A pesar de su pulsión autócrata, el presidente López Obrador ha debido hacer concesiones relevantes, muchas implícitas. Así, resolvió, incluso antes de tomar posesión, cancelar una obra fundamental para el país que era el hub aeroportuario de Texcoco. El objetivo fue claro, determinar quién mandaba y que estaba dispuesto a todo. El interés público y el objetivo social y económico de la obra se vieron severamente afectados, no así los intereses particulares de los constructores. A pesar de ser señalados como corruptos fueron debidamente indemnizados, incluso a no pocos de ellos se les asignaron proyectos de obra futuros. Una concesión nada menor y con un claro sentido de cooptación.
Otra de las concesiones relevantes del presidente tiene que ver con la militarización de la vida pública. Muy pronto el mandatario entendió las limitaciones propias de la burocracia civil y las reglas a las que estaba sujeta. Recurrir a los militares ofrecía al menos tres ventajas nada desdeñables: la primera, contar con un amplio cuerpo humano con prestigio social, entrenado para la lealtad, traducida por el presidente en obediencia; la segunda, acompañar a su actuación la discrecionalidad en la asignación de obra y contratos, sin importar opacidad y la falta de control administrativo al invocar el interés nacional, estableciendo un régimen de excepción, sin rendición de cuentas ni transparencia; y, tercera, asegurar la lealtad de la cúpula castrense.
La más oprobiosa de las concesiones es la concedida al crimen organizado. El presidente ha sido consecuente una y otra vez con la tesis de los abrazos y no balazos, así como la de atacar la criminalidad en sus causas, en su versión, la falta de oportunidades a los jóvenes y la pobreza, con resultados desastrosos para todos. Amplios territorios viven situaciones de violencia extrema y otros donde la paz se ofrece por el dominio total de un grupo criminal que lo mismo es recaudador, policía, juez y gran elector.

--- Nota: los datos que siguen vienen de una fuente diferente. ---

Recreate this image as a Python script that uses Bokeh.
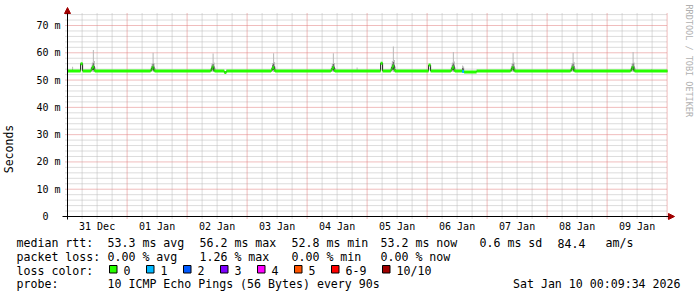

Las concesiones en no pocos casos vienen con contraprestación. Por parte de las empresas propietarias de medios de comunicación el trato preferente está condicionado a la política editorial. La autocensura prevalece y son suficientes las palabras del presidente de insatisfacción para que actúen en consecuencia. Con singulares excepciones la información que se genera es la reproducción acrítica de la versión oficial, en no pocas ocasiones vuelta grosera propaganda. El mandatario dispensa recurrentes insultos, calumnias y agresiones a los periodistas independientes, líderes de opinión e intelectuales.
Otra de las concesiones del régimen es hacia el Gobierno norteamericano. El presidente dio un giro de 180 grados que partió de la irresponsable postura de hacer del territorio nacional un espacio abierto a todos los migrantes del mundo, a la policía migratoria con el despliegue de la militarizada Guardia Nacional para contener, frenar y retenerlos. Sucedió en el Gobierno de Trump; él y sus colaboradores han consignado públicamente el humillante sometimiento del Gobierno de México a sus exigencias. Con el Gobierno de Joe Biden cambiaron las formas, no la sustancia. En México las autoridades cumplen, no siempre con eficacia y rigor, con los requerimientos de control fronterizo del Gobierno nacional del país vecino.
Las concesiones de López Obrador le han restado autenticidad y contradicen los fundamentos de su prédica progresista y humanista. El militarismo, la ausencia de autoridad, los privilegios de los de siempre, la falta de empatía hacia los más débiles o los más afectados por el estado de cosas le ponen en entredicho. Sus impulsos autoritarios no concluyen con su Gobierno, deja no sólo una herencia de devastación institucional profunda que llevará mucho tiempo revertir, también ofrece un mandato de graves transformaciones constitucionales que significan la destrucción del edificio democrático que a todos pertenece y que le permitió a él y a los suyos acceder al poder.